DAYTON, Ohio — The Air Force is readying its acquisition strategy to replace its two aging OC-135B observation aircraft in the next fiscal year, the deputy program executive officer for the tanker directorate said Wednesday. But the service’s recap plans could be in jeopardy as Congress works toward passing its fiscal year 2019 (FY19) appropriations conference report.

Should funding be provided, PEO Tanker could issue a request for proposals to replace the Boeing [BA]-built aircraft by early next calendar year, said Magdy Sorial during a panel presentation at the Air Force’s Life Cycle Management Center’s (AFLCMC) third annual Life Cycle Industry Days (LCID) conference here.

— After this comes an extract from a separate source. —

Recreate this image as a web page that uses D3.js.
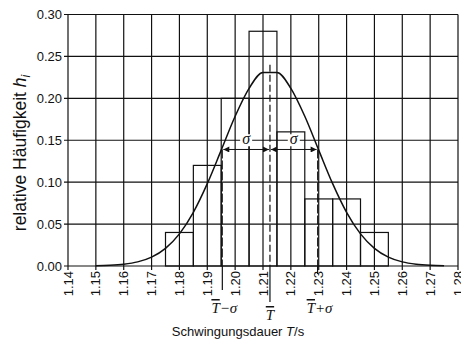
<!DOCTYPE html>
<html>
<head>
<meta charset="utf-8">
<script src="https://cdn.jsdelivr.net/npm/d3@7"></script>
<style>
  body { margin: 0; background: #fff; }
  svg { display: block; }
  text { font-family: "Liberation Sans", Arial, sans-serif; fill: #111; }
  .serif { font-family: "Liberation Serif", "Times New Roman", serif; font-style: italic; }
</style>
</head>
<body>
<div id="chart"></div>
<script>
// histogram: class centres and relative frequency
const binCenters = [1.18, 1.19, 1.20, 1.21, 1.22, 1.23, 1.24, 1.25];
const binFreq = [0.04, 0.12, 0.20, 0.28, 0.16, 0.08, 0.08, 0.04];
const binWidth = 0.01;

// fitted normal curve
const curveT = [1.150, 1.155, 1.160, 1.165, 1.170, 1.175, 1.180, 1.185, 1.190, 1.195,
                1.200, 1.205, 1.210, 1.215, 1.220, 1.225, 1.230, 1.235, 1.240, 1.245,
                1.250, 1.255, 1.260, 1.265, 1.270, 1.275];
const curveH = [0.0003, 0.0008, 0.0021, 0.0049, 0.0106, 0.0211, 0.0383, 0.0640, 0.0982, 0.1382,
                0.1786, 0.2119, 0.2308, 0.2308, 0.2119, 0.1786, 0.1382, 0.0982, 0.0640, 0.0383,
                0.0211, 0.0106, 0.0049, 0.0021, 0.0008, 0.0003];

const meanT = 1.2125;
const sigma = 0.0171;
const arrowLevel = 0.139;
const meanTop = 0.24;

const xTicks = d3.range(1.14, 1.2801, 0.01);
const yTicks = [0.00, 0.05, 0.10, 0.15, 0.20, 0.25, 0.30];

const width = 461, height = 342;
const svg = d3.select('#chart').append('svg')
    .attr('width', width)
    .attr('height', height);

const xs = d3.scaleLinear().domain([1.14, 1.28]).range([68, 458]);
const ys = d3.scaleLinear().domain([0, 0.30]).range([266, 14.5]);

const ink = '#111';

// grid
svg.append('g').selectAll('line.vg')
    .data(xTicks)
    .enter().append('line')
    .attr('x1', d => xs(d)).attr('x2', d => xs(d))
    .attr('y1', ys(0.30)).attr('y2', ys(0) + 4)
    .style('stroke', ink).style('stroke-width', '1.2px');

svg.append('g').selectAll('line.hg')
    .data(yTicks)
    .enter().append('line')
    .attr('x1', xs(1.14) - 4).attr('x2', xs(1.28))
    .attr('y1', d => ys(d)).attr('y2', d => ys(d))
    .style('stroke', ink).style('stroke-width', '1.2px');

// y tick labels
svg.append('g').selectAll('text')
    .data(yTicks)
    .enter().append('text')
    .attr('x', xs(1.14) - 6)
    .attr('y', d => ys(d))
    .attr('dy', '0.35em')
    .style('text-anchor', 'end')
    .style('font-size', '13px')
    .text(d => d3.format('.2f')(d));

// x tick labels, rotated
svg.append('g').selectAll('text')
    .data(xTicks)
    .enter().append('text')
    .attr('transform', d => 'translate(' + xs(d) + ',' + (ys(0) + 5) + ') rotate(-90)')
    .attr('dy', '0.35em')
    .style('text-anchor', 'end')
    .style('font-size', '13px')
    .text(d => d3.format('.2f')(d));

// histogram bars (outline only)
svg.append('g').selectAll('rect')
    .data(binCenters)
    .enter().append('rect')
    .attr('x', d => xs(d - binWidth / 2))
    .attr('width', d => xs(d + binWidth / 2) - xs(d - binWidth / 2))
    .attr('y', (d, i) => ys(binFreq[i]))
    .attr('height', (d, i) => ys(0) - ys(binFreq[i]))
    .style('fill', 'none')
    .style('stroke', ink)
    .style('stroke-width', '1.2px');

// normal curve
const curvePts = curveT.map((t, i) => [t, curveH[i]]);
const lineGenerator = d3.line()
    .x(d => xs(d[0]))
    .y(d => ys(d[1]))
    .curve(d3.curveMonotoneX);

svg.append('path')
    .datum(curvePts)
    .attr('d', lineGenerator)
    .style('fill', 'none')
    .style('stroke', ink)
    .style('stroke-width', '1.5px');

// mean and mean +- sigma markers
const tLo = meanT - sigma, tHi = meanT + sigma;

svg.append('line')
    .attr('x1', xs(meanT)).attr('x2', xs(meanT))
    .attr('y1', ys(meanTop)).attr('y2', ys(0))
    .style('stroke', ink).style('stroke-width', '1.2px')
    .style('stroke-dasharray', '7,3');
svg.append('line')
    .attr('x1', xs(meanT)).attr('x2', xs(meanT))
    .attr('y1', ys(0)).attr('y2', ys(0) + 36)
    .style('stroke', ink).style('stroke-width', '1.2px');

[tLo, tHi].forEach((t, i) => {
    svg.append('line')
        .attr('x1', xs(t)).attr('x2', xs(t))
        .attr('y1', ys(arrowLevel)).attr('y2', ys(0))
        .style('stroke', ink).style('stroke-width', '1px')
        .style('stroke-dasharray', '9,2');
    svg.append('line')
        .attr('x1', xs(t)).attr('x2', xs(t))
        .attr('y1', ys(0)).attr('y2', ys(0) + (i === 0 ? 24 : 8))
        .style('stroke', ink).style('stroke-width', '1.2px');
});

// sigma arrows
svg.append('defs').append('marker')
    .attr('id', 'arr')
    .attr('viewBox', '0 0 10 10')
    .attr('refX', 10).attr('refY', 5)
    .attr('markerWidth', 8).attr('markerHeight', 6)
    .attr('markerUnits', 'userSpaceOnUse')
    .attr('orient', 'auto-start-reverse')
    .append('path')
    .attr('d', 'M0,0 L10,5 L0,10 Z')
    .style('fill', ink);

const spans = [[tLo, meanT], [meanT, tHi]];
spans.forEach(s => {
    const x1 = xs(s[0]) + 1, x2 = xs(s[1]) - 1;
    svg.append('line')
        .attr('x1', x1).attr('x2', x2)
        .attr('y1', ys(arrowLevel)).attr('y2', ys(arrowLevel))
        .style('stroke', ink).style('stroke-width', '1px')
        .attr('marker-start', 'url(#arr)')
        .attr('marker-end', 'url(#arr)');

    const cx = (xs(s[0]) + xs(s[1])) / 2;
    svg.append('rect')
        .attr('x', cx - 6).attr('y', ys(0.15) - 6)
        .attr('width', 12).attr('height', 12)
        .style('fill', '#fff');
    svg.append('text')
        .attr('class', 'serif')
        .attr('x', cx).attr('y', ys(0.15) + 4)
        .style('text-anchor', 'middle')
        .style('font-size', '16px')
        .text('\u03c3');
});

// labels under the axis: T-bar, T-bar - sigma, T-bar + sigma
function tbarLabel(x, y, suffix) {
    const t = svg.append('text')
        .attr('class', 'serif')
        .attr('x', x).attr('y', y)
        .style('text-anchor', 'middle')
        .style('font-size', '15px');
    t.append('tspan').style('text-decoration', 'overline').text('T');
    if (suffix) t.append('tspan').text(suffix);
}
tbarLabel(xs(tLo) + 2, 313, '\u2212\u03c3');
tbarLabel(xs(meanT), 320, '');
tbarLabel(xs(tHi) + 2, 313, '+\u03c3');

// axis titles
const xTitle = svg.append('text')
    .attr('x', 238).attr('y', 336)
    .style('text-anchor', 'middle')
    .style('font-size', '13px');
xTitle.append('tspan').text('Schwingungsdauer ');
xTitle.append('tspan').style('font-style', 'italic').text('T');
xTitle.append('tspan').text('/s');

const yTitle = svg.append('text')
    .attr('transform', 'translate(26,' + 153 + ') rotate(-90)')
    .style('text-anchor', 'middle')
    .style('font-size', '17.5px');
yTitle.append('tspan').text('relative Häufigkeit ');
yTitle.append('tspan').style('font-style', 'italic').text('h');
yTitle.append('tspan').style('font-style', 'italic').style('font-size', '12px').attr('dy', '4').text('i');
</script>
</body>
</html>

The Air Force operates the two aircraft under the Open Skies Treaty which since 2002, allows any of its 34-member countries to fly surveillance over each other’s territories without prior notice using aircraft with limited visual capabilities. The two modified WC-135 aircraft that carry out the mission for the U.S. military are over 50 years old, and have begun to break down during deployments, Sorial noted.

“Sometimes [the] parts take a long time to get there, and we miss our window to take imagery,” he said.  

Lawmakers have been at odds over to whether to fund the two new aircraft until Russia returns to compliance with the Open Skies Treaty. Republican Nebraska legislators including Sen. Deb Fischer and Rep. Jeff Fortenberry have expressed support for the recap program. OC-135B aircraft are currently stationed at Offutt Air Force Base, Nebraska.

The House version of the FY ’19 defense appropriations bill, passed in late June, axes about $222 million included in the FY ’19 National Defense Authorization Act (NDAA) for the recap program. The bill also includes a requirement for the service to submit its acquisition strategy for the replacement platforms to Congress (Defense Daily, June 13).

The Senate version of the bill, passed Aug. 23, leaves the authorized funding in place. The chambers are currently undergoing negotiations in an effort to release a conference report for the bill by the end of next week, and ultimately pass the bill before Sept. 30.

While the fate of new aircraft remains in limbo, the Air Force is currently working to install new digital cameras on the aircraft as the current framing cameras are going out of production, Sorial said. That program, begun several years ago, is currently undergoing flight testing, he added. About $6 million is included in both FY ’19 appropriations bills for this and other upgrades to existing OC-135B aircraft.